WHAT IS ASKED
Working from the top of the listing below, retype each line through the line containing "(537,11) rectangle (751,490);", both included, with no pictures.

DATA PROVIDED
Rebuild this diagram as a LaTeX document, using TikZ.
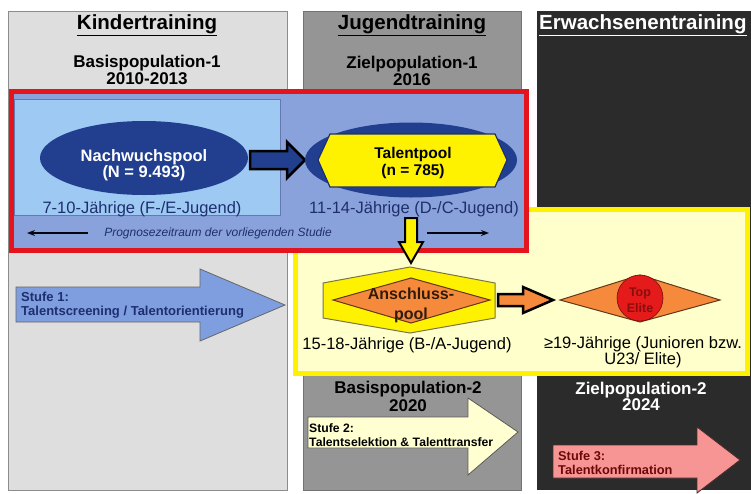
\documentclass[tikz,border=0pt]{standalone}
\usepackage{fontspec}
\setmainfont{Liberation Sans}
\usetikzlibrary{shapes.geometric,arrows.meta}
\definecolor{colA}{HTML}{DEDEDE}
\definecolor{colB}{HTML}{959595}
\definecolor{colC}{HTML}{2B2B2B}
\definecolor{redbox}{HTML}{E3141B}
\definecolor{midblue}{HTML}{8AA2DC}
\definecolor{lightblue}{HTML}{9DC9F3}
\definecolor{navy}{HTML}{213F8E}
\definecolor{navytext}{HTML}{1E2F6E}
\definecolor{lyellow}{HTML}{FFFFCC}
\definecolor{orangeF}{HTML}{F68A3C}
\definecolor{topred}{HTML}{E51A1A}
\definecolor{topredtext}{HTML}{8B0D0D}
\definecolor{stufeA}{HTML}{7F9EE0}
\definecolor{stufeB}{HTML}{FFFFD2}
\definecolor{stufeC}{HTML}{F79595}
\definecolor{stufeCtext}{HTML}{6E0808}
\tikzset{
  coltitle/.style={font=\fontsize{20.5}{22}\selectfont\bfseries, inner sep=0pt},
  colsub/.style={font=\fontsize{17}{17}\selectfont\bfseries, align=center, inner sep=0pt},
  agetext/.style={font=\fontsize{16.5}{15.5}\selectfont, align=center, inner sep=0pt},
  pooltext/.style={font=\fontsize{16}{16.5}\selectfont\bfseries, align=center, inner sep=0pt},
  stufetext/.style={font=\fontsize{13}{14}\selectfont\bfseries, align=left, inner sep=0pt, anchor=west},
  blockarrow/.style={line width=2.5pt, line join=miter, draw=black},
  thinout/.style={line width=0.8pt},
}
\begin{document}
\begin{tikzpicture}[x=1pt,y=-1pt]
\useasboundingbox (0,0) rectangle (751,493);
\fill[white] (0,0) rectangle (751,493);

% columns
\draw[draw=black!45, fill=colA] (8,11) rectangle (287,490);
\draw[draw=black!55, fill=colB] (303,11) rectangle (521,490);
\fill[colC] (537,11) rectangle (751,490);

\node[coltitle] (t1) at (147,25) {\underline{Kindertraining}};
\node[colsub] (s1) at (147,70) {Basispopulation-1\\2010-2013};
\node[coltitle] (t2) at (412,25) {\underline{Jugendtraining}};
\node[colsub] (s2) at (412,71) {Zielpopulation-1\\2016};
\node[coltitle, text=white, anchor=west] (t3) at (539,25) {\underline{Erwachsenentraining}};

% yellow box
\draw[line width=5pt, draw=yellow, fill=lyellow] (295,209) rectangle (747,373);

% red box
\draw[line width=5pt, draw=redbox, fill=midblue] (11,91) rectangle (526,250);
\draw[draw=navy!70, line width=0.8pt, fill=lightblue] (14,99) rectangle (280,215);

% Nachwuchspool
\node[ellipse, fill=navy, minimum width=208pt, minimum height=74pt, inner sep=0pt] (nach) at (144,158) {};
\node[pooltext, text=white, font=\fontsize{16.5}{16.5}\selectfont\bfseries] (nachT) at (144,165) {Nachwuchspool\\(N = 9.493)};
\node[agetext, text=navytext] (age1) at (142,209) {7-10-Jährige (F-/E-Jugend)};

% arrow Nachwuchspool -> Talentpool
\draw[blockarrow, fill=navy] (250,151) -- (287,151) -- (287,142) -- (305,160) -- (287,178) -- (287,169) -- (250,169) -- cycle;

% Talentpool
\node[ellipse, fill=navy, minimum width=212pt, minimum height=75pt, inner sep=0pt] (tal) at (411,160) {};
\draw[fill=yellow, draw=navytext, line width=1.2pt] (318,160) -- (330,134) -- (495,134) -- (507,160) -- (495,187) -- (330,187) -- cycle;
\node[pooltext, font=\fontsize{15.5}{16.5}\selectfont\bfseries] (talT) at (413,163) {Talentpool\\(n = 785)};
\node[agetext, text=navytext] (age2) at (414,209) {11-14-Jährige (D-/C-Jugend)};

% Prognose
\node[font=\fontsize{12}{12}\selectfont\itshape, text=navytext, inner sep=0pt] (prog) at (218,233) {Prognosezeitraum der vorliegenden Studie};
\coordinate (pl1) at (88,233);
\coordinate (pl2) at (27,233);
\coordinate (pr1) at (427,233);
\coordinate (pr2) at (489,233);
\draw[line width=1.6pt, draw=black!90!navy, -{Stealth[length=8pt,width=6pt]}] (pl1) -- (pl2);
\draw[line width=1.6pt, draw=black!90!navy, -{Stealth[length=8pt,width=6pt]}] (pr1) -- (pr2);

% yellow down arrow
\draw[line width=2pt, line join=miter, fill=yellow] (405,218) -- (417,218) -- (417,242) -- (423,242) -- (411,263) -- (399,242) -- (405,242) -- cycle;

% Anschlusspool
\draw[fill=yellow, draw=black!60!yellow, line width=1pt] (323,283) -- (410,267) -- (495,283) -- (495,318) -- (410,333) -- (323,318) -- cycle;
\draw[fill=orangeF, draw=black!60!orangeF, line width=1pt] (333,300) -- (411,278) -- (490,300) -- (411,323) -- cycle;
\node[pooltext, text=black!80!orangeF, font=\fontsize{16}{20}\selectfont\bfseries] (ansT) at (411,305) {Anschluss-\\pool};
\node[agetext] (age3) at (407,345) {15-18-Jährige (B-/A-Jugend)};

% orange arrow
\draw[blockarrow, fill=orangeF] (498,294) -- (523,294) -- (523,287) -- (553,300) -- (523,313) -- (523,306) -- (498,306) -- cycle;

% Top Elite
\draw[fill=orangeF, draw=black!60!orangeF, line width=1pt] (560,300) -- (640,275) -- (720,300) -- (640,322) -- cycle;
\node[circle, fill=topred, draw=black!50!topred, line width=0.6pt, minimum size=46pt, inner sep=0pt] (top) at (640,298) {};
\node[font=\fontsize{12.5}{16}\selectfont\bfseries, text=topredtext, align=center, inner sep=0pt] (topT) at (640,300) {Top\\Elite};
\node[agetext] (age4) at (643,352) {≥19-Jährige (Junioren bzw.\\U23/ Elite)};

% lower column texts
\node[colsub, font=\fontsize{17}{18}\selectfont\bfseries] (s3) at (408,396) {Basispopulation-2\\2020};
\node[colsub, text=white, font=\fontsize{17}{16}\selectfont\bfseries] (s4) at (641,396) {Zielpopulation-2\\2024};

% Stufe arrows
\draw[fill=stufeA, draw=black!60, thinout, line join=miter] (16,287) -- (200,287) -- (200,269) -- (285,305) -- (200,341) -- (200,322) -- (16,322) -- cycle;
\node[stufetext, text=navytext] (st1) at (21,305) {Stufe 1:\\Talentscreening / Talentorientierung};

\draw[fill=stufeB, draw=black!65, thinout, line join=miter] (308,417) -- (468,417) -- (468,398) -- (518,432) -- (468,475) -- (468,448) -- (308,448) -- cycle;
\node[stufetext, font=\fontsize{12.2}{13.5}\selectfont\bfseries] (st2) at (309,435) {Stufe 2:\\Talentselektion \& Talenttransfer};

\draw[fill=stufeC, draw=black!70!stufeC, thinout, line join=miter] (553,445) -- (697,445) -- (697,427) -- (740,460) -- (697,493) -- (697,478) -- (553,478) -- cycle;
\node[stufetext, text=stufeCtext, font=\fontsize{12.8}{13.5}\selectfont\bfseries] (st3) at (558,463) {Stufe 3:\\Talentkonfirmation};
\end{tikzpicture}
\end{document}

THE RESULT
Rebuild this diagram as a LaTeX document, using TikZ.
\documentclass[tikz,border=0pt]{standalone}
\usepackage{fontspec}
\setmainfont{Liberation Sans}
\usetikzlibrary{shapes.geometric,arrows.meta}
\definecolor{colA}{HTML}{DEDEDE}
\definecolor{colB}{HTML}{959595}
\definecolor{colC}{HTML}{2B2B2B}
\definecolor{redbox}{HTML}{E3141B}
\definecolor{midblue}{HTML}{8AA2DC}
\definecolor{lightblue}{HTML}{9DC9F3}
\definecolor{navy}{HTML}{213F8E}
\definecolor{navytext}{HTML}{1E2F6E}
\definecolor{lyellow}{HTML}{FFFFCC}
\definecolor{orangeF}{HTML}{F68A3C}
\definecolor{topred}{HTML}{E51A1A}
\definecolor{topredtext}{HTML}{8B0D0D}
\definecolor{stufeA}{HTML}{7F9EE0}
\definecolor{stufeB}{HTML}{FFFFD2}
\definecolor{stufeC}{HTML}{F79595}
\definecolor{stufeCtext}{HTML}{6E0808}
\tikzset{
  coltitle/.style={font=\fontsize{20.5}{22}\selectfont\bfseries, inner sep=0pt},
  colsub/.style={font=\fontsize{17}{17}\selectfont\bfseries, align=center, inner sep=0pt},
  agetext/.style={font=\fontsize{16.5}{15.5}\selectfont, align=center, inner sep=0pt},
  pooltext/.style={font=\fontsize{16}{16.5}\selectfont\bfseries, align=center, inner sep=0pt},
  stufetext/.style={font=\fontsize{13}{14}\selectfont\bfseries, align=left, inner sep=0pt, anchor=west},
  blockarrow/.style={line width=2.5pt, line join=miter, draw=black},
  thinout/.style={line width=0.8pt},
}
\begin{document}
\begin{tikzpicture}[x=1pt,y=-1pt]
\useasboundingbox (0,0) rectangle (751,493);
\fill[white] (0,0) rectangle (751,493);

% columns
\draw[draw=black!45, fill=colA] (8,11) rectangle (287,490);
\draw[draw=black!55, fill=colB] (303,11) rectangle (521,490);
\fill[colC] (537,11) rectangle (751,490);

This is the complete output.